***** SOURCE MATERIAL

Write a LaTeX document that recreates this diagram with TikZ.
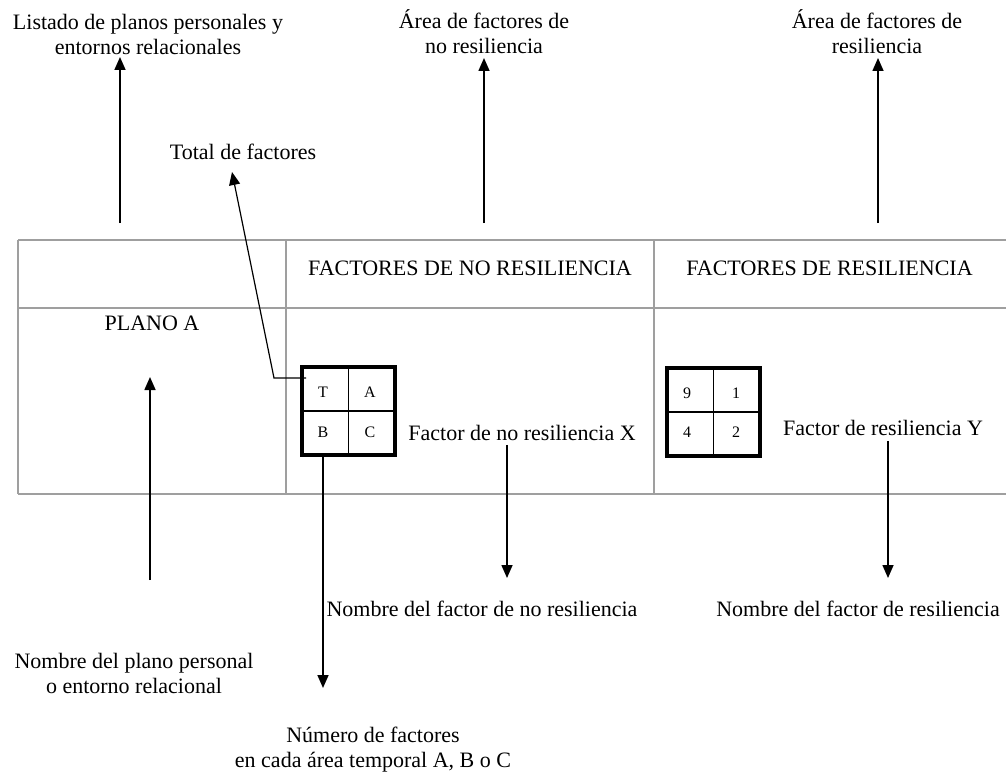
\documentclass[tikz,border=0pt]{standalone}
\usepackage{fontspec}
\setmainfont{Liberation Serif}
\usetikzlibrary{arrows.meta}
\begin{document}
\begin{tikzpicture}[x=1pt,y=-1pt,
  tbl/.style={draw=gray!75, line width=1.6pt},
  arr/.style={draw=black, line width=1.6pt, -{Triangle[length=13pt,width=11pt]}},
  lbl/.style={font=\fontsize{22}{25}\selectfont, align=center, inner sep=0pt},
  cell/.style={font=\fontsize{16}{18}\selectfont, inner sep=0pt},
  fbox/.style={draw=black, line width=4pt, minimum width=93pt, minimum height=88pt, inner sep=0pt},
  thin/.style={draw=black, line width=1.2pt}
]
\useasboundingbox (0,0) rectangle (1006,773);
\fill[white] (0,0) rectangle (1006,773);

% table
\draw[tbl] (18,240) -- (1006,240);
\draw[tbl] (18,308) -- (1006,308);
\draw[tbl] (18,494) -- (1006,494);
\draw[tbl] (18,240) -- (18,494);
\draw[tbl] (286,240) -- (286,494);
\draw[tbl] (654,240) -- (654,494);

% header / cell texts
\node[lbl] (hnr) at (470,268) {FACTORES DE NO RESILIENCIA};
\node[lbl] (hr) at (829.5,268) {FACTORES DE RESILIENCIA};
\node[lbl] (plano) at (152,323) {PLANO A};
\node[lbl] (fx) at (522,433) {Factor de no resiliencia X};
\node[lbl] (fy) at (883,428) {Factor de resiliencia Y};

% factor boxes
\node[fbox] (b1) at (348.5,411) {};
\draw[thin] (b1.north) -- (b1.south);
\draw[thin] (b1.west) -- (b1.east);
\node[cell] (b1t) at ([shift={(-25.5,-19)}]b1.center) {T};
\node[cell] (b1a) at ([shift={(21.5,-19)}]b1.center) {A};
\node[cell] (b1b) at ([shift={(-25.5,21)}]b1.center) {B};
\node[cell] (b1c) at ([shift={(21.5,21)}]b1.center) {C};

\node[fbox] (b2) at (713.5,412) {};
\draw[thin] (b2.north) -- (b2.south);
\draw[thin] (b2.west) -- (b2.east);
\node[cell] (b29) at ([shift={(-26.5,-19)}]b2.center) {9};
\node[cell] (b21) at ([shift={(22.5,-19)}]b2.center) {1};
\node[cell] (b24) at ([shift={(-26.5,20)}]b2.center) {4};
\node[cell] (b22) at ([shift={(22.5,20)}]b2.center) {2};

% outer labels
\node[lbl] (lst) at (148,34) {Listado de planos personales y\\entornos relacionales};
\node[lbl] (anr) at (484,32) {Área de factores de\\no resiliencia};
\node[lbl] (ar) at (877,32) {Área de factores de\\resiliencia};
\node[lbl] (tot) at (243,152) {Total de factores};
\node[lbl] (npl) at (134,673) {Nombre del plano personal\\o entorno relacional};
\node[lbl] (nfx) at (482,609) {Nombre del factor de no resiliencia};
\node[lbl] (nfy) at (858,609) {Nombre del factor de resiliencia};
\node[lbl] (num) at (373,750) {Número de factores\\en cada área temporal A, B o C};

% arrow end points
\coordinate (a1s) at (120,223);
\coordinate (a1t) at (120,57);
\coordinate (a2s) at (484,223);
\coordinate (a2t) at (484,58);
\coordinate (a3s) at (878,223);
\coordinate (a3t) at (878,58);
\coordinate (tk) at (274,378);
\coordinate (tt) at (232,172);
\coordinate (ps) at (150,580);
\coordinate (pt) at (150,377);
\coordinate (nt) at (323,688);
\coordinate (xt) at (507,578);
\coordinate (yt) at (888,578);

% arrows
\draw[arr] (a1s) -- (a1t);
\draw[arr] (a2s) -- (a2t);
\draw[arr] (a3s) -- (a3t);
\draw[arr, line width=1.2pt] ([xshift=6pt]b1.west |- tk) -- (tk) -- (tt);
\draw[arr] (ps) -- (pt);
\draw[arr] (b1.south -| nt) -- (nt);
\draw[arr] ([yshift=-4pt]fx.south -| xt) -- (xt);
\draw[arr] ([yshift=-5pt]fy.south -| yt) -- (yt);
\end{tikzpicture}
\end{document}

**********

PROBLEM DESCRIPTION: Skip the pictures, then retype every line above exactly.

SOLUTION TO THE EXERCISE:
Write a LaTeX document that recreates this diagram with TikZ.
\documentclass[tikz,border=0pt]{standalone}
\usepackage{fontspec}
\setmainfont{Liberation Serif}
\usetikzlibrary{arrows.meta}
\begin{document}
\begin{tikzpicture}[x=1pt,y=-1pt,
  tbl/.style={draw=gray!75, line width=1.6pt},
  arr/.style={draw=black, line width=1.6pt, -{Triangle[length=13pt,width=11pt]}},
  lbl/.style={font=\fontsize{22}{25}\selectfont, align=center, inner sep=0pt},
  cell/.style={font=\fontsize{16}{18}\selectfont, inner sep=0pt},
  fbox/.style={draw=black, line width=4pt, minimum width=93pt, minimum height=88pt, inner sep=0pt},
  thin/.style={draw=black, line width=1.2pt}
]
\useasboundingbox (0,0) rectangle (1006,773);
\fill[white] (0,0) rectangle (1006,773);

% table
\draw[tbl] (18,240) -- (1006,240);
\draw[tbl] (18,308) -- (1006,308);
\draw[tbl] (18,494) -- (1006,494);
\draw[tbl] (18,240) -- (18,494);
\draw[tbl] (286,240) -- (286,494);
\draw[tbl] (654,240) -- (654,494);

% header / cell texts
\node[lbl] (hnr) at (470,268) {FACTORES DE NO RESILIENCIA};
\node[lbl] (hr) at (829.5,268) {FACTORES DE RESILIENCIA};
\node[lbl] (plano) at (152,323) {PLANO A};
\node[lbl] (fx) at (522,433) {Factor de no resiliencia X};
\node[lbl] (fy) at (883,428) {Factor de resiliencia Y};

% factor boxes
\node[fbox] (b1) at (348.5,411) {};
\draw[thin] (b1.north) -- (b1.south);
\draw[thin] (b1.west) -- (b1.east);
\node[cell] (b1t) at ([shift={(-25.5,-19)}]b1.center) {T};
\node[cell] (b1a) at ([shift={(21.5,-19)}]b1.center) {A};
\node[cell] (b1b) at ([shift={(-25.5,21)}]b1.center) {B};
\node[cell] (b1c) at ([shift={(21.5,21)}]b1.center) {C};

\node[fbox] (b2) at (713.5,412) {};
\draw[thin] (b2.north) -- (b2.south);
\draw[thin] (b2.west) -- (b2.east);
\node[cell] (b29) at ([shift={(-26.5,-19)}]b2.center) {9};
\node[cell] (b21) at ([shift={(22.5,-19)}]b2.center) {1};
\node[cell] (b24) at ([shift={(-26.5,20)}]b2.center) {4};
\node[cell] (b22) at ([shift={(22.5,20)}]b2.center) {2};

% outer labels
\node[lbl] (lst) at (148,34) {Listado de planos personales y\\entornos relacionales};
\node[lbl] (anr) at (484,32) {Área de factores de\\no resiliencia};
\node[lbl] (ar) at (877,32) {Área de factores de\\resiliencia};
\node[lbl] (tot) at (243,152) {Total de factores};
\node[lbl] (npl) at (134,673) {Nombre del plano personal\\o entorno relacional};
\node[lbl] (nfx) at (482,609) {Nombre del factor de no resiliencia};
\node[lbl] (nfy) at (858,609) {Nombre del factor de resiliencia};
\node[lbl] (num) at (373,750) {Número de factores\\en cada área temporal A, B o C};

% arrow end points
\coordinate (a1s) at (120,223);
\coordinate (a1t) at (120,57);
\coordinate (a2s) at (484,223);
\coordinate (a2t) at (484,58);
\coordinate (a3s) at (878,223);
\coordinate (a3t) at (878,58);
\coordinate (tk) at (274,378);
\coordinate (tt) at (232,172);
\coordinate (ps) at (150,580);
\coordinate (pt) at (150,377);
\coordinate (nt) at (323,688);
\coordinate (xt) at (507,578);
\coordinate (yt) at (888,578);

% arrows
\draw[arr] (a1s) -- (a1t);
\draw[arr] (a2s) -- (a2t);
\draw[arr] (a3s) -- (a3t);
\draw[arr, line width=1.2pt] ([xshift=6pt]b1.west |- tk) -- (tk) -- (tt);
\draw[arr] (ps) -- (pt);
\draw[arr] (b1.south -| nt) -- (nt);
\draw[arr] ([yshift=-4pt]fx.south -| xt) -- (xt);
\draw[arr] ([yshift=-5pt]fy.south -| yt) -- (yt);
\end{tikzpicture}
\end{document}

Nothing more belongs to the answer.